As you can see in the options pricing tables, the higher the “strike price” on call options, the cheaper they are. It is because the “strike price” represents the point in time where the option purchaser actually starts making money. Hence, “in the money.” So, if we are selling a call option, we want to go as far down the “strike price” as we can. This is because when the market increases to that number, that is the point that we will be giving the upside to somebody else! Ideally, we would just purchase the option that we already did above and not have to sell a call option. However, we don’t have the large call option budget to do that, therefore we must sacrifice some upside. So, let’s go down the list and see what we need to sell. We need to produce about $259.55 (7.16 percent of 3,625) so that we net out to our 4.76 percent budget.

We found something close! We can sell an option for $257.20 at a strike price of 3,950. What does this mean?

- We netted out to a cost of $174.90 (Paid $432.10—Sold $257.20). This represents something very close to our call option budget—4.82 percent (174.90 divided by 3,625)
- We just created a product with an approximate “cap” of nine percent. This is because we are participating in the upside of the market starting at 3,625 and handing off the upside “participation” in the market once it crosses over 3,950. 3,950 is approximately nine percent (8.97 percent technically) higher than 3,625.

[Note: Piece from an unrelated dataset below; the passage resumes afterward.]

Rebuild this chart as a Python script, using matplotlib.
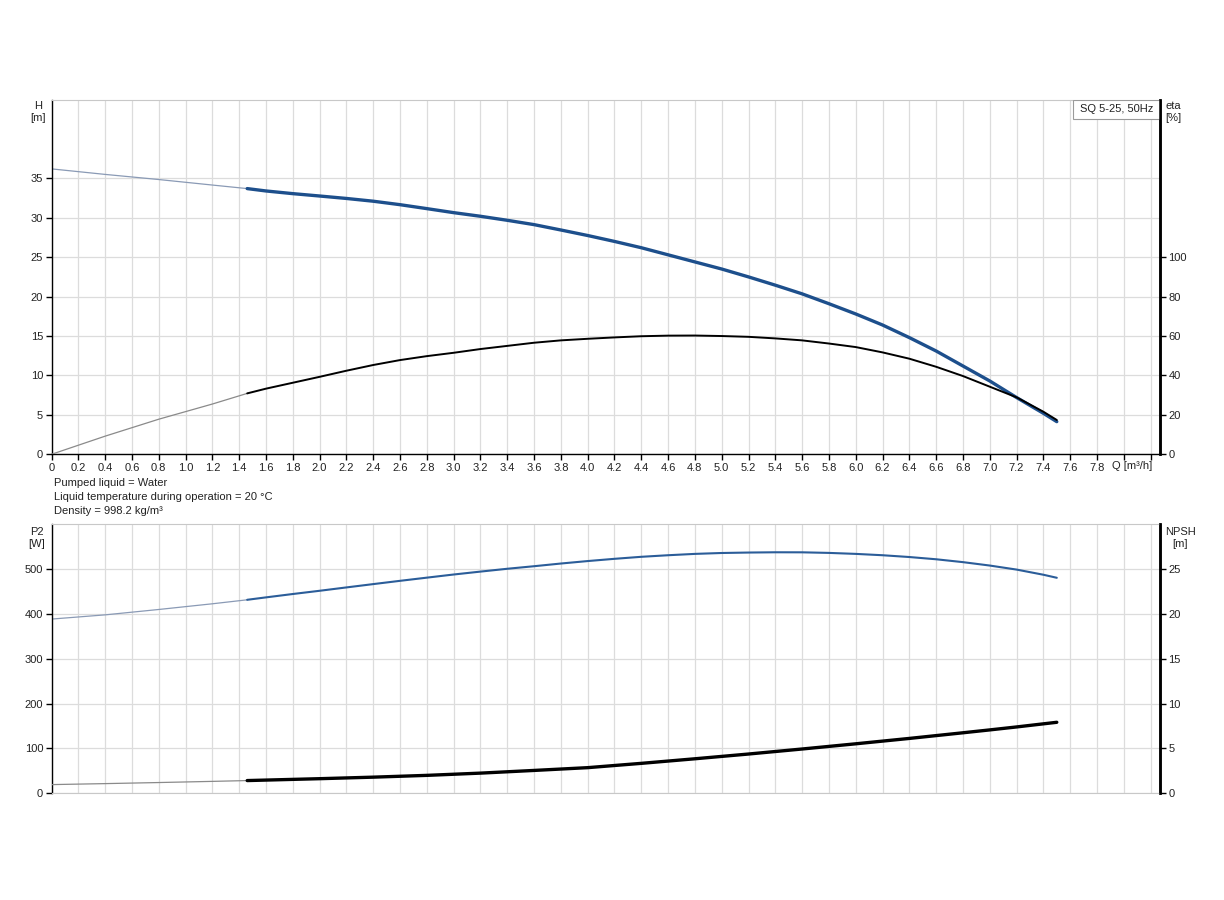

What we have just done is created an indexed annuity that:

- Guarantees the client’s money will never be lost. This is because the carrier has the bonds that grow back the money to $100,000 every year, assuming rates stay the same.
- Gives the shareholders their IRR, assuming rates stay the same.
- Gives the carrier a 4.76 percent call option budget to buy the call options after they expire every year, assuming rates stay the same.
- Gives the carrier upside potential of nine percent that they can pass through to the client in the form of a “cap.”
- Pays the agent a seven percent commission.

Although my calculations are my own calculations and not specific to a carrier, the product I just explained with those caps, commission rates, etc, really does exist today. So, those calculations are not pie in the sky.

Technically, one of my favorite products is the same as what I laid out here, except the A-rated carrier just announced a cap increase to 10.5 percent for premiums over $100k! How can they do that? Numerous ways. Maybe the carrier is demanding less spread for themselves. Or maybe the carrier is able to get investments at higher yields than my six percent. Both of these would mean more call option budget.

I am fully cognizant that this was a three-coffee article for you to read, but I promise you, if you are serious about indexed products, this article will help you in the future when it comes to answering questions about “How do the carriers do it?.”